Skowhegan is known for its recreation on and off the Kennebec River, being the birthplace of Margaret Chase Smith, and its historic New Balance shoe factory.

All of that and more is represented here in this aluminum shoe sculpture that now resides in the heart of downtown Skowhegan.

“The shoe itself is a tribute to the men and women who worked in the shoe industry here, which was a big part of our history,” said Kristina Cannon, Executive Director of Main Street Skowhegan.

The Skowhegan Public Library received a $3,000 grant from the Maine Community Foundation to sponsor an art community program back in December of 2008.

Then in May of 2009, sculptor Barry Norling presented the commissioned product. That summer, an artist painted the shoe with a mural depicting the Skowhegan community.
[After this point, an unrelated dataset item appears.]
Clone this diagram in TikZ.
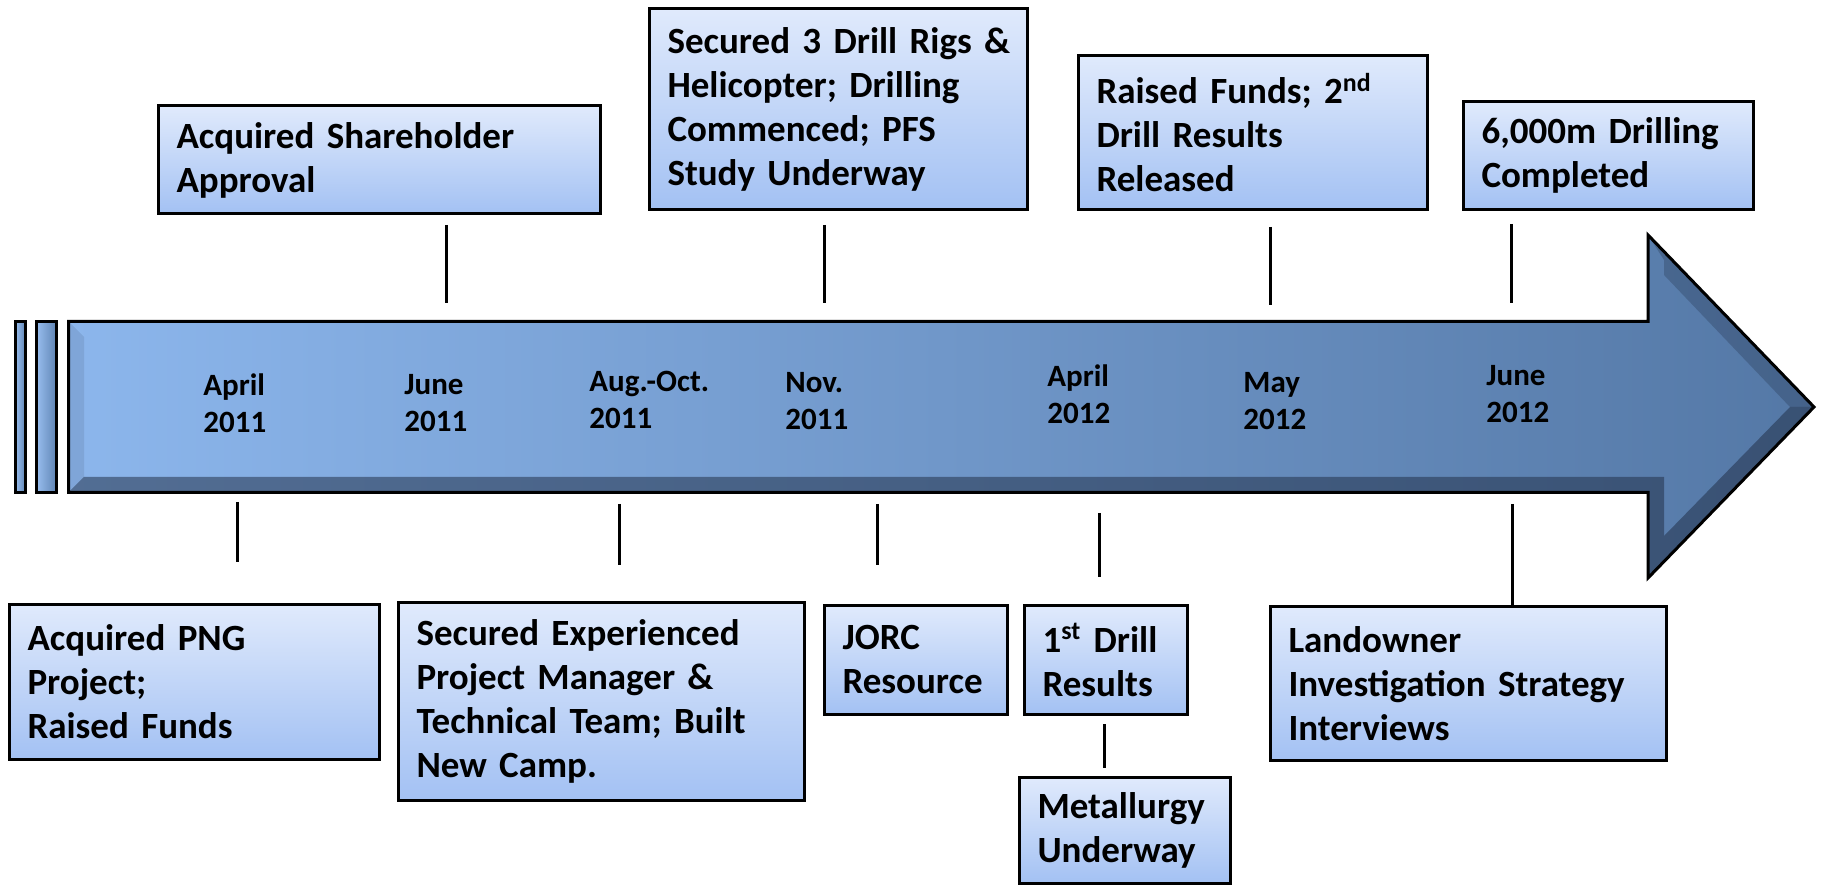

“A fellow by the name of Milton Christianson. They commissioned him to do the paintings on it. It’s very nice. We had it on wheels for a long time and it ended up in backrooms, and closets, and so forth. So finally it found a home,” said Norling.

After years at the library or in storage, the sculpture now sits in the town’s municipal parking lot.

“In order to get it out of the library, get it out here, and back in the community and on display again so everybody can enjoy it,” said Dale Jandreau, Director of the Skowhegan Free Public Library.

“We wanted to give it a permanent home and we hoped that it would add more to our public art collection that we’re in the process of creating,” said Cannon.

Main Street Skowhegan hopes to bring more art and culture to the streets of this historic town. They’re beginning fundraising soon for a second Norling sculpture they hope to install in Pocket Park.